偽物大国がもくろむ中国製ダライ・ラマ計画
ニューズウィーク日本版 / 2015年4月3日 11時56分
満州人が清朝を樹立してからも、モンゴルの宗教政策は受け継がれた。歴代の清朝皇帝はチベット仏教の保護者として、忠実な檀家の役割を果たしてきたし、歴世のダライ・ラマも清朝皇帝の長寿と健康を祈った。領土問題が存在しなかった当時と比べ、今やチベットが深刻な民族問題となっているのは、中国によるチベット侵略以降だ。中国が政教一致の最高指導者ダライ・ラマを敵視している以上、問題解決の見通しは立たない。

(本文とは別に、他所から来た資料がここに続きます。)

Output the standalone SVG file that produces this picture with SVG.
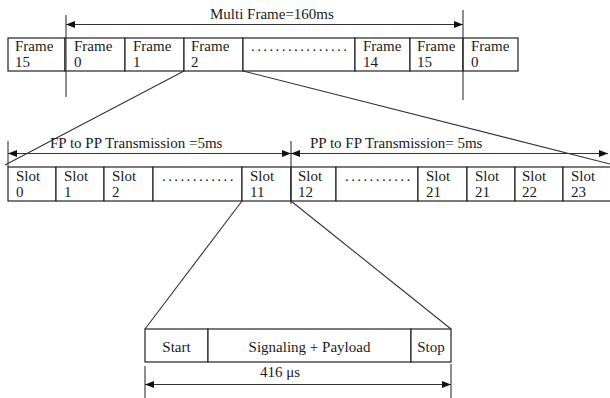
<svg xmlns="http://www.w3.org/2000/svg" width="610" height="398" viewBox="0 0 610 398">
<defs>
<marker id="ah" markerWidth="9" markerHeight="7" refX="9" refY="3.5" orient="auto-start-reverse" markerUnits="userSpaceOnUse">
<path d="M0,0 L9,3.5 L0,7 Z" fill="#111"/>
</marker>
<style>
.cell{fill:#fff;stroke:#222;stroke-width:1.2}
.t{font-family:"Liberation Serif","Times New Roman",serif;font-size:15px;fill:#1a1a1a}
.m{text-anchor:middle}
.dots{letter-spacing:2.4px}
.ln{stroke:#333;stroke-width:1.1;fill:none}
.dim{stroke:#333;stroke-width:1.2;fill:none}
</style>
</defs>
<rect width="610" height="398" fill="#fff"/>

<g id="frames">
<g id="f15a"><rect class="cell" x="8" y="38" width="57" height="33"/><text class="t" x="15" y="51">Frame</text><text class="t" x="15" y="67">15</text></g>
<g id="f0a"><rect class="cell" x="65" y="38" width="60" height="33"/><text class="t" x="74" y="51">Frame</text><text class="t" x="74" y="67">0</text></g>
<g id="f1"><rect class="cell" x="125" y="38" width="59" height="33"/><text class="t" x="133" y="51">Frame</text><text class="t" x="133" y="67">1</text></g>
<g id="f2"><rect class="cell" x="184" y="38" width="59" height="33"/><text class="t" x="191" y="51">Frame</text><text class="t" x="191" y="67">2</text></g>
<g id="fdots"><rect class="cell" x="243" y="38" width="112" height="33"/><text class="t dots" x="251" y="51">................</text></g>
<g id="f14"><rect class="cell" x="355" y="38" width="55" height="33"/><text class="t" x="363" y="51">Frame</text><text class="t" x="363" y="67">14</text></g>
<g id="f15b"><rect class="cell" x="410" y="38" width="53" height="33"/><text class="t" x="417" y="51">Frame</text><text class="t" x="417" y="67">15</text></g>
<g id="f0b"><rect class="cell" x="463" y="38" width="55" height="33"/><text class="t" x="471" y="51">Frame</text><text class="t" x="471" y="67">0</text></g>
</g>

<g id="slots">
<g id="s0"><rect class="cell" x="8" y="167" width="48" height="34"/><text class="t" x="16" y="181">Slot</text><text class="t" x="16" y="197">0</text></g>
<g id="s1"><rect class="cell" x="56" y="167" width="48" height="34"/><text class="t" x="64" y="181">Slot</text><text class="t" x="64" y="197">1</text></g>
<g id="s2"><rect class="cell" x="104" y="167" width="49" height="34"/><text class="t" x="112" y="181">Slot</text><text class="t" x="112" y="197">2</text></g>
<g id="sdots1"><rect class="cell" x="153" y="167" width="89" height="34"/><text class="t dots" x="162" y="181">............</text></g>
<g id="s11"><rect class="cell" x="242" y="167" width="49" height="34"/><text class="t" x="250" y="181">Slot</text><text class="t" x="250" y="197">11</text></g>
<g id="s12"><rect class="cell" x="291" y="167" width="45" height="34"/><text class="t" x="298" y="181">Slot</text><text class="t" x="298" y="197">12</text></g>
<g id="sdots2"><rect class="cell" x="336" y="167" width="82" height="34"/><text class="t dots" x="345" y="181">...........</text></g>
<g id="s21a"><rect class="cell" x="418" y="167" width="49" height="34"/><text class="t" x="426" y="181">Slot</text><text class="t" x="426" y="197">21</text></g>
<g id="s21b"><rect class="cell" x="467" y="167" width="48" height="34"/><text class="t" x="475" y="181">Slot</text><text class="t" x="475" y="197">21</text></g>
<g id="s22"><rect class="cell" x="515" y="167" width="48" height="34"/><text class="t" x="522" y="181">Slot</text><text class="t" x="522" y="197">22</text></g>
<g id="s23"><rect class="cell" x="563" y="167" width="50" height="34"/><text class="t" x="571" y="181">Slot</text><text class="t" x="571" y="197">23</text></g>
</g>

<g id="slotdetail">
<g id="start"><rect class="cell" x="145" y="329" width="63" height="33"/><text class="t m" x="176.5" y="352">Start</text></g>
<g id="payload"><rect class="cell" x="208" y="329" width="203" height="33"/><text class="t m" x="309.5" y="352">Signaling + Payload</text></g>
<g id="stop"><rect class="cell" x="411" y="329" width="40" height="33"/><text class="t m" x="431" y="352">Stop</text></g>
</g>

<g id="connectors">
<line class="ln" x1="66" y1="15" x2="66" y2="97"/>
<line class="ln" x1="463" y1="10" x2="463" y2="100"/>
<line class="dim" x1="66" y1="24.5" x2="463" y2="24.5" marker-start="url(#ah)" marker-end="url(#ah)"/>
<line class="ln" x1="184" y1="71" x2="5" y2="165"/>
<line class="ln" x1="243" y1="71" x2="610" y2="164"/>
<line class="ln" x1="8" y1="141" x2="8" y2="167"/>
<line class="ln" x1="291" y1="141" x2="291" y2="204"/>
<line class="dim" x1="8" y1="153.5" x2="291" y2="153.5" marker-start="url(#ah)" marker-end="url(#ah)"/>
<line class="dim" x1="291" y1="153.5" x2="608" y2="153.5" marker-start="url(#ah)" marker-end="url(#ah)"/>
<line class="ln" x1="242" y1="201" x2="145" y2="329"/>
<line class="ln" x1="291" y1="201" x2="451" y2="329"/>
<line class="ln" x1="145" y1="366" x2="145" y2="398"/>
<line class="ln" x1="451" y1="364" x2="451" y2="398"/>
<line class="dim" x1="145" y1="384.5" x2="451" y2="384.5" marker-start="url(#ah)" marker-end="url(#ah)"/>
</g>

<g id="labels">
<text class="t" x="210" y="19">Multi Frame=160ms</text>
<text class="t" x="50" y="148">FP to PP Transmission =5ms</text>
<text class="t" x="310" y="148">PP to FP Transmission= 5ms</text>
<text class="t m" x="280" y="377">416 μs</text>
</g>
</svg>
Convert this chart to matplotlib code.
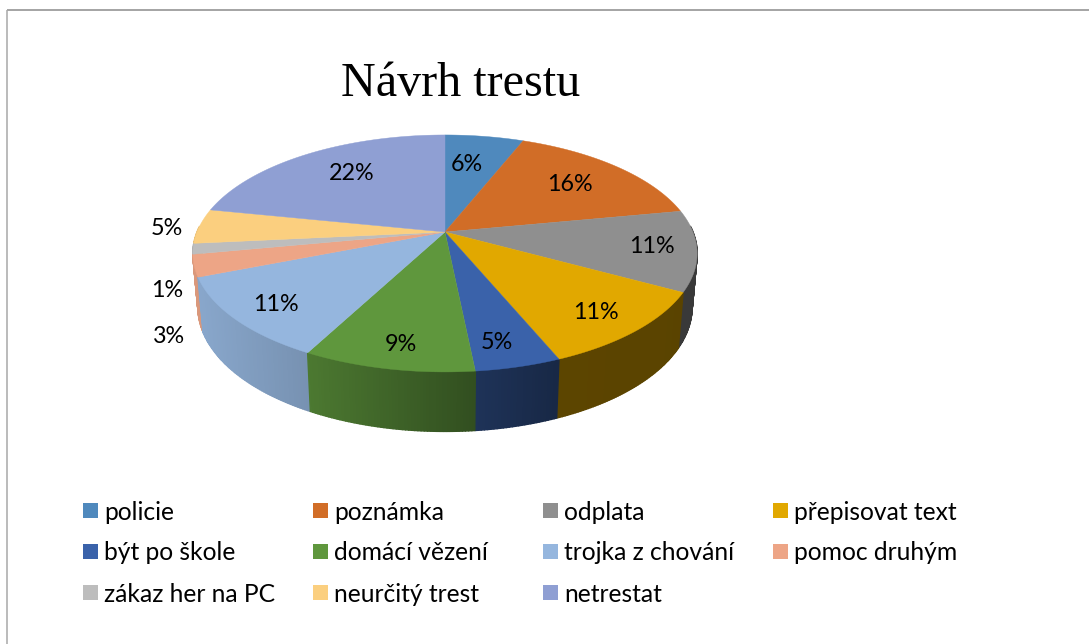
import numpy as np
import matplotlib
matplotlib.use('Agg')
import matplotlib.pyplot as plt
from matplotlib.patches import Rectangle
from matplotlib.colors import to_rgb

categories = ['policie', 'poznámka', 'odplata', 'přepisovat text',
              'být po škole', 'domácí vězení', 'trojka z chování', 'pomoc druhým',
              'zákaz her na PC', 'neurčitý trest', 'netrestat']
# read from the slice edges, the labels show them rounded
values = [6, 16, 11, 10.75, 4.65, 9.3, 11.3, 3, 1.45, 4.75, 21.8]
colors = ['#4F89BD', '#D16D27', '#8F8F8F', '#E1A800', '#3A62AA', '#5F973D',
          '#95B6DE', '#EDA586', '#BDBDBD', '#FBCF7F', '#8F9FD3']
title = 'Návrh trestu'

# where the percent labels sit, in pixels
label_xy = [(467, 164), (570, 184), (652, 246), (596, 312), (497, 342), (401, 344),
            (276, 304), (169, 336), (167, 290), (167, 228), (352, 173)]

W, H = 1089, 644
cx, cy = 445, 232  # apex of the pie
A, B, k = 248, 114.6, 0.181  # perspective of the tilted disc

fig = plt.figure(figsize=(W / 100, H / 100), dpi=100)
ax = fig.add_axes([0, 0, 1, 1])
ax.set_xlim(0, W)
ax.set_ylim(H, 0)
ax.axis('off')


def project(theta):
    # theta clockwise from 12 o'clock, rim of the top face
    X, Y = np.sin(theta), np.cos(theta)
    d = 1 + k * Y
    return cx + A * X / d, cy - B * Y / d, Y


def shade(sx):
    # wall gets darker from left to right
    return np.interp(sx, [195, 308, 475, 557, 700], [0.92, 0.8, 0.52, 0.41, 0.4])


edges = np.cumsum([0] + values) / sum(values) * 2 * np.pi

# side walls, back to front
strips = []
for i in range(len(values)):
    n = max(int(values[i] * 6), 6)
    th = np.linspace(edges[i], edges[i + 1], n + 1)
    for a, b in zip(th[:-1], th[1:]):
        strips.append((np.cos((a + b) / 2), a, b, colors[i]))
strips.sort(key=lambda s: -s[0])

for cy_mid, a, b, c in strips:
    if cy_mid > 0.05:  # back of the disc, hidden by the top face
        continue
    x1, y1, Y1 = project(a)
    x2, y2, Y2 = project(b)
    bx1 = cx + (x1 - cx) * 0.98
    bx2 = cx + (x2 - cx) * 0.98
    by1 = y1 + 52 - 7.5 * Y1
    by2 = y2 + 52 - 7.5 * Y2
    col = np.array(to_rgb(c)) * shade((x1 + x2) / 2)
    ax.fill([x1, x2, bx2, bx1], [y1, y2, by2, by1], color=col, lw=1.0, zorder=2)

# top face
for i in range(len(values)):
    th = np.linspace(edges[i], edges[i + 1], 80)
    x, y, _ = project(th)
    ax.fill(np.r_[cx, x], np.r_[cy, y], color=colors[i], lw=0.3, zorder=3)

for v, (lx, ly) in zip(values, label_xy):
    ax.text(lx, ly, '%.0f%%' % v, ha='center', va='center', fontsize=16.8,
            family='Lato', color='black', zorder=5)

ax.text(461, 96, title, ha='center', va='baseline', fontsize=34.7,
        family='Liberation Serif', color='black')

# legend, row by row
col_x = [83, 313, 543, 773]
row_y = [510.5, 551.5, 592.5]
for i, name in enumerate(categories):
    x0 = col_x[i % 4]
    y0 = row_y[i // 4]
    ax.add_patch(Rectangle((x0, y0 - 7.5), 15, 15, color=colors[i], lw=0))
    ax.text(x0 + 21, y0 + 1.5, name, ha='left', va='center', fontsize=17.75,
            family='Lato', color='black')

# frame, only top and left are in the picture
ax.plot([6.5, W], [10, 10], color='#8c8c8c', lw=1.1, solid_capstyle='butt')
ax.plot([6.5, 6.5], [10, H], color='#a8a8a8', lw=1.1, solid_capstyle='butt')

fig.savefig('out.png', dpi=100, facecolor='white')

私はチベット各地を何回も歩いてきた。「偽パンチェン・ラマ」が北京から訪れるたびに、政府は気前よく札束をチベット人に配って動員していた。その実態はといえば、歓迎行事に参加する者は少なく、金に目がくらんで動員された人々の顔に敬意のかけらも見られない。まさに惨憺たる光景だった。
ダライ・ラマに対するチベット人の尊崇の念はパンチェン・ラマの比ではない。もし「偽ダライ・ラマ」がチベットを闊歩するようになったら、チベット人は屈辱に震え、武力闘争をも辞さない覚悟で臨むことだろう。中国の民族問題は一層困難になると予想してよい。